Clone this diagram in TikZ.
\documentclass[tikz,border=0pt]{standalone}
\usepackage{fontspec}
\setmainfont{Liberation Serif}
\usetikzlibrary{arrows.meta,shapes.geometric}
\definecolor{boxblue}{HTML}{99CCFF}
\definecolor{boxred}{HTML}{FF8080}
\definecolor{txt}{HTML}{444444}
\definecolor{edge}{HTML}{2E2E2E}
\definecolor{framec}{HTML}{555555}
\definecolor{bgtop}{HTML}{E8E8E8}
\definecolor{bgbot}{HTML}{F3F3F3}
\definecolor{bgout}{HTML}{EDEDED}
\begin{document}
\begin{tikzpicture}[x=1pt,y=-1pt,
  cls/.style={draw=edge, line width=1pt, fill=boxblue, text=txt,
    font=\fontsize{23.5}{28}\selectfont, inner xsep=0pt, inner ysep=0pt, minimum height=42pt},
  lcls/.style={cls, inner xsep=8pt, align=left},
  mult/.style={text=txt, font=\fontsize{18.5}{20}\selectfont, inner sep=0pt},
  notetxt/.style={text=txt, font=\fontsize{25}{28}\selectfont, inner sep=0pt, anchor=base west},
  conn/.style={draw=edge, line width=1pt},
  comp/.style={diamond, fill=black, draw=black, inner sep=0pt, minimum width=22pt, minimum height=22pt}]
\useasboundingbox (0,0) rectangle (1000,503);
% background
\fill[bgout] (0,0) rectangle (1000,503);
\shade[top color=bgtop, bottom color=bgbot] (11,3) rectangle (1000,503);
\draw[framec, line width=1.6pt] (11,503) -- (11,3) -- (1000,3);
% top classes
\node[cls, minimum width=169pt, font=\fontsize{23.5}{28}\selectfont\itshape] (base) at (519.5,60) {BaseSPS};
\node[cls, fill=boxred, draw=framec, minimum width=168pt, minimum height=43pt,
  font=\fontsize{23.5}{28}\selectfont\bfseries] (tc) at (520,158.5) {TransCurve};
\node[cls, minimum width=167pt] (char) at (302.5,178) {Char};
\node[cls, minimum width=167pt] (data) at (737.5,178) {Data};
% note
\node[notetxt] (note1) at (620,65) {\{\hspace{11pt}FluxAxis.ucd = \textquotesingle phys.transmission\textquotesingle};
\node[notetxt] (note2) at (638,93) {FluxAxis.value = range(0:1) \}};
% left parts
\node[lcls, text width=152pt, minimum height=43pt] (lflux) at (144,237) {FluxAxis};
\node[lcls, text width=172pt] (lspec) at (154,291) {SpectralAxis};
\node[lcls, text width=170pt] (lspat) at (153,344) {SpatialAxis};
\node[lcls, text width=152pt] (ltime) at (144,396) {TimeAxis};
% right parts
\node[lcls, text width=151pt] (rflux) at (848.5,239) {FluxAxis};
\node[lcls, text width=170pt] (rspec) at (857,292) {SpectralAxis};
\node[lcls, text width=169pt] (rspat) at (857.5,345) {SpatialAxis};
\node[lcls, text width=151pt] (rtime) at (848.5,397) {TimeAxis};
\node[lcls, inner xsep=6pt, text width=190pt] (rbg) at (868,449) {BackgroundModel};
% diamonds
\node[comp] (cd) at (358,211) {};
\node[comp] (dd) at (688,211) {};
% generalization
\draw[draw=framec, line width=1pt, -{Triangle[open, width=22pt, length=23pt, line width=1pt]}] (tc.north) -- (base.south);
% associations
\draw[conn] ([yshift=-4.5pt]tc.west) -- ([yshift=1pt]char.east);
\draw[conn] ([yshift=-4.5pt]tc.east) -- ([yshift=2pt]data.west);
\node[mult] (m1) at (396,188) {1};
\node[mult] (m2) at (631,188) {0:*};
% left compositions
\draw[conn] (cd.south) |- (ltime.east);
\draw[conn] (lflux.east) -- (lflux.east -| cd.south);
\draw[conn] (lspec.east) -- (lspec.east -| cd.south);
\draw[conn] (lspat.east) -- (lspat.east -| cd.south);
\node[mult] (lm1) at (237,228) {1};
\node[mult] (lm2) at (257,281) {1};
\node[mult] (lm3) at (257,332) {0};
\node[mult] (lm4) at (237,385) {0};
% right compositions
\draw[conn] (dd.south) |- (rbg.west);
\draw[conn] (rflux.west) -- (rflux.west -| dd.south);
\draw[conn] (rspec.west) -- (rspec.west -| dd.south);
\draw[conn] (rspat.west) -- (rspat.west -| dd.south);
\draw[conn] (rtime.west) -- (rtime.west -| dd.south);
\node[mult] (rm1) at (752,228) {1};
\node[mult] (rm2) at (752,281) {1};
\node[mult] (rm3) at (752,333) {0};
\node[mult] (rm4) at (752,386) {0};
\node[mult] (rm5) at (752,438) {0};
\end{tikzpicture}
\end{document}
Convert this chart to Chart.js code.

--------------------------------------------------

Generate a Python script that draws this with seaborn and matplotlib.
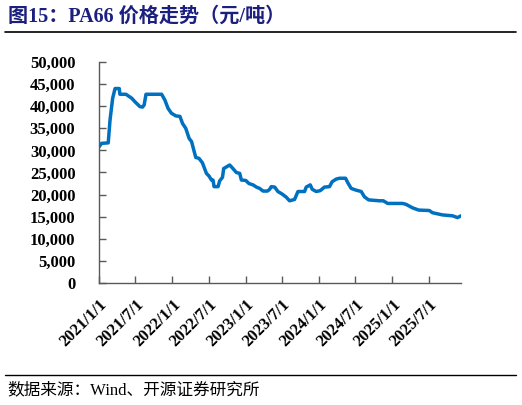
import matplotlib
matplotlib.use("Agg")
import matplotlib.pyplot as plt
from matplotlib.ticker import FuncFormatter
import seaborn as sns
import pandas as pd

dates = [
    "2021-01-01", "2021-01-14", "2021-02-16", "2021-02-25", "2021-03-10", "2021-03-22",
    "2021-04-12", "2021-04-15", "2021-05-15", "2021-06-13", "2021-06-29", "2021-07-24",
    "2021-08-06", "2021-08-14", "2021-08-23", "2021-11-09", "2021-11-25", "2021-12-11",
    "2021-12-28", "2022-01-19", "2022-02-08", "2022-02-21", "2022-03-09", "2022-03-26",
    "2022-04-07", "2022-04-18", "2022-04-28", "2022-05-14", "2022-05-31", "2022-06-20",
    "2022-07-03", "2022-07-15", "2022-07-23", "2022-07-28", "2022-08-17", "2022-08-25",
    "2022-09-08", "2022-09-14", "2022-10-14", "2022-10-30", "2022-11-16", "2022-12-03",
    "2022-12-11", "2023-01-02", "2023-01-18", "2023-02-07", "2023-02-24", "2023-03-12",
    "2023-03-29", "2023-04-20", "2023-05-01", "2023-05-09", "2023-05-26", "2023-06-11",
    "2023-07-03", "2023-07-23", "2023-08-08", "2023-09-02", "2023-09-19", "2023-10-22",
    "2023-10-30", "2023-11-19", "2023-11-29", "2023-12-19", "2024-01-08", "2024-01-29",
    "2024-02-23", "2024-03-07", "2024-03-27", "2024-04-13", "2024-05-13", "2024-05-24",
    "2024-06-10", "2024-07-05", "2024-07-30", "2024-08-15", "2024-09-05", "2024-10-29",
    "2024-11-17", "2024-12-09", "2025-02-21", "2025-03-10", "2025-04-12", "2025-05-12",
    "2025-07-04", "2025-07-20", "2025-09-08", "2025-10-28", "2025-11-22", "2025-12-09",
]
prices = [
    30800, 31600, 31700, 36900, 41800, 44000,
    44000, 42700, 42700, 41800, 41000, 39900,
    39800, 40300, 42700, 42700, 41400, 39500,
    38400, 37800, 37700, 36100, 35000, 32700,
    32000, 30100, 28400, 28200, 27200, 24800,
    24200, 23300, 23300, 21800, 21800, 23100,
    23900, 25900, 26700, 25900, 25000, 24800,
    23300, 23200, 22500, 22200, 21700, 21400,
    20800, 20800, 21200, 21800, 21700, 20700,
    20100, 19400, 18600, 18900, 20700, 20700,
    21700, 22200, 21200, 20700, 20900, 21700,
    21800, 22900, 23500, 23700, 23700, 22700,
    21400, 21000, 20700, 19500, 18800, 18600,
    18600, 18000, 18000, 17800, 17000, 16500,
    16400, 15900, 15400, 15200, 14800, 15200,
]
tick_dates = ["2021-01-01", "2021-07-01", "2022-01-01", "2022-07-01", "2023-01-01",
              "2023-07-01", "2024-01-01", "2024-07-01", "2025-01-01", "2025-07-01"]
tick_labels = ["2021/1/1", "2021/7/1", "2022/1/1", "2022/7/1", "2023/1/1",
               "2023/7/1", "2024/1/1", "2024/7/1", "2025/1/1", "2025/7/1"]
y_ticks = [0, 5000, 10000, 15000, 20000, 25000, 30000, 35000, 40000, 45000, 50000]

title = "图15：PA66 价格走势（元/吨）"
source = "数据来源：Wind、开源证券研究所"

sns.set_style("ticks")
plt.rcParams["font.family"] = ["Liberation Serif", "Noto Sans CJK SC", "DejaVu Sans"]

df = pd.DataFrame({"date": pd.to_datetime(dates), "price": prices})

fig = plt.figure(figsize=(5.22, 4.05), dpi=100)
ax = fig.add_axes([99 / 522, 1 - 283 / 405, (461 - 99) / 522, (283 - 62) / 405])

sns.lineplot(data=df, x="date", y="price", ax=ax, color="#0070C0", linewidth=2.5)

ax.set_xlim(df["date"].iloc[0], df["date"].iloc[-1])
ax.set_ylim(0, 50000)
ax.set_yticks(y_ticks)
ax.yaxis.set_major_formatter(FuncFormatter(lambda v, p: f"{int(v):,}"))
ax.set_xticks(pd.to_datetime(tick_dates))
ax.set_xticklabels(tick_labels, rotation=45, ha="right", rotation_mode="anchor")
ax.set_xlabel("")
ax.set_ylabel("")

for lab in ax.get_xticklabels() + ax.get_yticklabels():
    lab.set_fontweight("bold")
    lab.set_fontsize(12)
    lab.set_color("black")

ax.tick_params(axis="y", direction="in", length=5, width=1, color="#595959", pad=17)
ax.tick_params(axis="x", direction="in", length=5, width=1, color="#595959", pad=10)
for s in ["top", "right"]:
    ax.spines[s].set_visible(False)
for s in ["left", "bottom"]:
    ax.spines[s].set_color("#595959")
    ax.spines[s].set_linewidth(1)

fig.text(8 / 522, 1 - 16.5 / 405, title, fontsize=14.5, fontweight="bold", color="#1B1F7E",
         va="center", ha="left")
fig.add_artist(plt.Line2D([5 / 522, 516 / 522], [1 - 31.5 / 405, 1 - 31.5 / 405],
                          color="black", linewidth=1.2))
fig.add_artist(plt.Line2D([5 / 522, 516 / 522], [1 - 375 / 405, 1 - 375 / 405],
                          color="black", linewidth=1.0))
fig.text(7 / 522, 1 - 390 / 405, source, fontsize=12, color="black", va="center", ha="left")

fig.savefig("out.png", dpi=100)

--------------------------------------------------

From the line containing "Generate a Python" through the line containing "import pandas as pd", copy every line above exactly, without pictures.

■ **Task solution**
Generate a Python script that draws this with seaborn and matplotlib.
import matplotlib
matplotlib.use("Agg")
import matplotlib.pyplot as plt
from matplotlib.ticker import FuncFormatter
import seaborn as sns
import pandas as pd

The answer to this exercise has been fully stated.